EXERCISE TASK: Can you output, word for word, the lines between the one holding "Convert this chart" and the one holding "const Y_TICKS = [0, 20, 40, 60, 80, 100];", inclusive, leaving out any pictures?

RECORDS:
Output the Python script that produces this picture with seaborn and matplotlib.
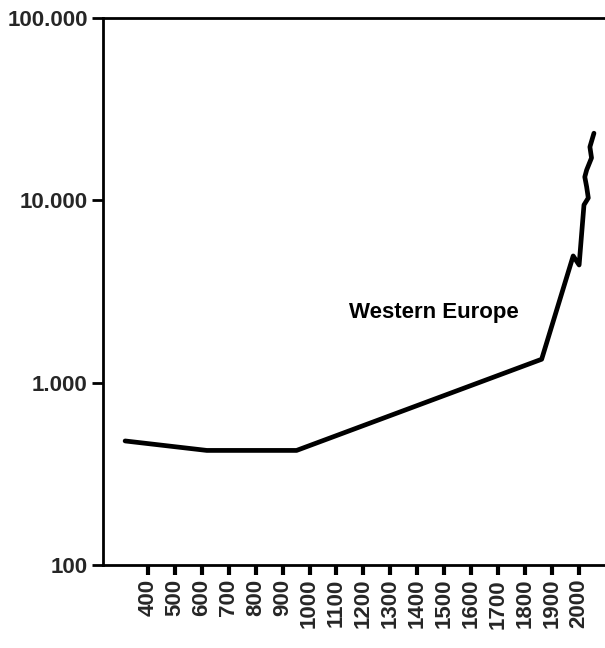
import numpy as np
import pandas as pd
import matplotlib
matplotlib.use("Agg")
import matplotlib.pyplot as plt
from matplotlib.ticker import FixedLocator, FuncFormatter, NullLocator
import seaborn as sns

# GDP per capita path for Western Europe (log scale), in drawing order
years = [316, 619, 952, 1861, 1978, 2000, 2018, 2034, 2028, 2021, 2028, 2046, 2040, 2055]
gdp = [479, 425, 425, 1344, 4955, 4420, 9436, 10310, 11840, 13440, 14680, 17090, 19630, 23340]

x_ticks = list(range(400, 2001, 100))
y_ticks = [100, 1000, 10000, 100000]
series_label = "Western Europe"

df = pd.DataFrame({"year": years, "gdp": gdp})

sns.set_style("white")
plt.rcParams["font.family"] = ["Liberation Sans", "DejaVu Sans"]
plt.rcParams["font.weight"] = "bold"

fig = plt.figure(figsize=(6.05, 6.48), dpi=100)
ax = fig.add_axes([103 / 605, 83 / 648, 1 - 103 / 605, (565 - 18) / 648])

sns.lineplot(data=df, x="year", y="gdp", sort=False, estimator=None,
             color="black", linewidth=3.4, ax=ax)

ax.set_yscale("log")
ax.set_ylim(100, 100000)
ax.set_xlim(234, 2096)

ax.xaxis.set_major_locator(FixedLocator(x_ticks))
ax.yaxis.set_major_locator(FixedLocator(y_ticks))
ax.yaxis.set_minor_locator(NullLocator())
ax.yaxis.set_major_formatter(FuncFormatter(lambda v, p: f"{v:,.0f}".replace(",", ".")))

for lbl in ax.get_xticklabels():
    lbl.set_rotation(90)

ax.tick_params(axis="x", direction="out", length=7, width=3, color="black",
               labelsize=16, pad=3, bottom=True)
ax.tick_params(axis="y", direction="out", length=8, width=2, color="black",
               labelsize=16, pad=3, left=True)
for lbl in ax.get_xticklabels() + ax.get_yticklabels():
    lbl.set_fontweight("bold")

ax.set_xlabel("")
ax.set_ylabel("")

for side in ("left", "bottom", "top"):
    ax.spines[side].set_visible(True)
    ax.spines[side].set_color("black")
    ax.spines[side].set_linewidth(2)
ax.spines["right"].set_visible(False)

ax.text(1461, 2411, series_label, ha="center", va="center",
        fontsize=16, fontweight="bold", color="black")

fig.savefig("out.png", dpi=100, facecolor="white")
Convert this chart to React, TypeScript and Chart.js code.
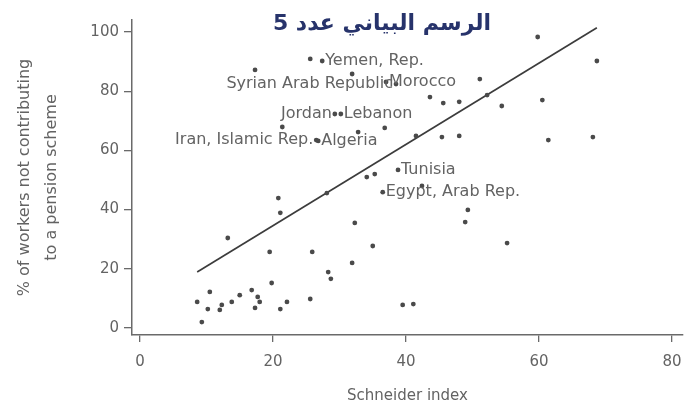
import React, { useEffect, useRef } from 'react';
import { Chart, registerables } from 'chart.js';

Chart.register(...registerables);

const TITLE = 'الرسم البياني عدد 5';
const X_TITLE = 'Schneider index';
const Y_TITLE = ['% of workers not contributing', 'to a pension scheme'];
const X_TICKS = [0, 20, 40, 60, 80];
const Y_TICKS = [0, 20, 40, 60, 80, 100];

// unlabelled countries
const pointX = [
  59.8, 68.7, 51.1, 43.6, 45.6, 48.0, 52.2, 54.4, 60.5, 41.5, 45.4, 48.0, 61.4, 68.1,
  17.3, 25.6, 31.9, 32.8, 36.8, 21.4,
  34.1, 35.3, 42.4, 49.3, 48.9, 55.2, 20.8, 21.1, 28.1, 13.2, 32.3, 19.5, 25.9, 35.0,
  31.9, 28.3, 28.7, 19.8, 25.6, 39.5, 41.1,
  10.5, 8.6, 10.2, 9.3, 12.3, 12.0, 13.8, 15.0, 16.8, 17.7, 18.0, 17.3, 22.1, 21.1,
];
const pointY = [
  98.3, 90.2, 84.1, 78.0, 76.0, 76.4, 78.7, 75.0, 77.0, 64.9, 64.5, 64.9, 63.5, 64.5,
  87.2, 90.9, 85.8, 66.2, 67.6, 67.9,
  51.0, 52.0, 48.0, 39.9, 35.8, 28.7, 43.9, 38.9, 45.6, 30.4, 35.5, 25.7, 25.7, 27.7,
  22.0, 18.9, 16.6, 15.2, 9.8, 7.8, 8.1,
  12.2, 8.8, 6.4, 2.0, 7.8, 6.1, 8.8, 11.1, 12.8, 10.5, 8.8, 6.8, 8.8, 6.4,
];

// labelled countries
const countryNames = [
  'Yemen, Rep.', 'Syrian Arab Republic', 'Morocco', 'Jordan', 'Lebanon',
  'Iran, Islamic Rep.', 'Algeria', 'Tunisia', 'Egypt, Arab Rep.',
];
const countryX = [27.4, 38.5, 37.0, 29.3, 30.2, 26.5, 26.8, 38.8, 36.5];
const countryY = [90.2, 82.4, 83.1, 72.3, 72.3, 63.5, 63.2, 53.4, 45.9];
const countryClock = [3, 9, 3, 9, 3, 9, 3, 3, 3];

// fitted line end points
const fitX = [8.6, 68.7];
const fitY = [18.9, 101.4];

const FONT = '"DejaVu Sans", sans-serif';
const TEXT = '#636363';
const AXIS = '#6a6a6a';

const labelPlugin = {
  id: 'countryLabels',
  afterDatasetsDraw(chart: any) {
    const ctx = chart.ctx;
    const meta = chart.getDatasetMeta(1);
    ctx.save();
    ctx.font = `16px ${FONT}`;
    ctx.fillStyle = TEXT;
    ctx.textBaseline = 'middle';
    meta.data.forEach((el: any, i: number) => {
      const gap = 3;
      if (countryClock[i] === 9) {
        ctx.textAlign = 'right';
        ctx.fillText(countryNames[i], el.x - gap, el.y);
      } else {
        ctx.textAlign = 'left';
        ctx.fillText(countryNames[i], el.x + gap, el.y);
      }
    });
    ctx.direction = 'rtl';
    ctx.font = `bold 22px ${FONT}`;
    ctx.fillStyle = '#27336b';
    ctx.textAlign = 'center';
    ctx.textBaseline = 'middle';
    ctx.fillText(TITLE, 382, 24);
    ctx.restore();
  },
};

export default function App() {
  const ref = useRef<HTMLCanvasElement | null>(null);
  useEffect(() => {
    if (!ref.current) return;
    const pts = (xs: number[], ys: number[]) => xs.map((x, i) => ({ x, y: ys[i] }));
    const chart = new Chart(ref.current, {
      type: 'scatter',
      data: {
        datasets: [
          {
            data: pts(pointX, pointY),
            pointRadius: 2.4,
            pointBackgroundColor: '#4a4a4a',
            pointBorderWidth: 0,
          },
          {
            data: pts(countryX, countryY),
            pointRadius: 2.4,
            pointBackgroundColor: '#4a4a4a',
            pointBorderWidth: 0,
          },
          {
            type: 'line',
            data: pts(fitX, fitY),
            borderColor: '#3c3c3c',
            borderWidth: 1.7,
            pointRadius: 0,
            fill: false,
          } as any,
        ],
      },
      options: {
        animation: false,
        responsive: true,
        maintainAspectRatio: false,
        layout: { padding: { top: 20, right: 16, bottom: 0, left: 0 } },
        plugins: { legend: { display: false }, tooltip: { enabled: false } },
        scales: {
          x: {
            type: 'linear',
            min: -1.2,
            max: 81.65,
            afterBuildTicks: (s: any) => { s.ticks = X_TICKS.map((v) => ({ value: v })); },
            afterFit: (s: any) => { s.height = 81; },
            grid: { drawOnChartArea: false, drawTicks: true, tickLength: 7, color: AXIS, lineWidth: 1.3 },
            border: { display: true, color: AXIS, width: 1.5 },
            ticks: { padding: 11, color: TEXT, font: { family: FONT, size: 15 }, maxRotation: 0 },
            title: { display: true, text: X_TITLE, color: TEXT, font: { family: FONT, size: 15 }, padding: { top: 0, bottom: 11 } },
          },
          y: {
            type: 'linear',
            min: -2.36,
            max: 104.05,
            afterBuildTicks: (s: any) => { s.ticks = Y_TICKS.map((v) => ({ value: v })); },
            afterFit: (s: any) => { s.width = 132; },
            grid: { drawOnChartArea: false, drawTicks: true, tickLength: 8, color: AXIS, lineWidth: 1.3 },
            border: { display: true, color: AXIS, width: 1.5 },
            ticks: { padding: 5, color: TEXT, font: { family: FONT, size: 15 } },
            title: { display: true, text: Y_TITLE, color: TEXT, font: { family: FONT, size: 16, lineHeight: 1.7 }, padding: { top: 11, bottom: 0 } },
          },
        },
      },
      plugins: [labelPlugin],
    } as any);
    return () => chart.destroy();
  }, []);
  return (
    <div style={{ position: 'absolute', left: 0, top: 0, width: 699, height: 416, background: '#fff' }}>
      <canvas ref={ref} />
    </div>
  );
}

WRITTEN ANSWER:
Convert this chart to React, TypeScript and Chart.js code.
import React, { useEffect, useRef } from 'react';
import { Chart, registerables } from 'chart.js';

Chart.register(...registerables);

const TITLE = 'الرسم البياني عدد 5';
const X_TITLE = 'Schneider index';
const Y_TITLE = ['% of workers not contributing', 'to a pension scheme'];
const X_TICKS = [0, 20, 40, 60, 80];
const Y_TICKS = [0, 20, 40, 60, 80, 100];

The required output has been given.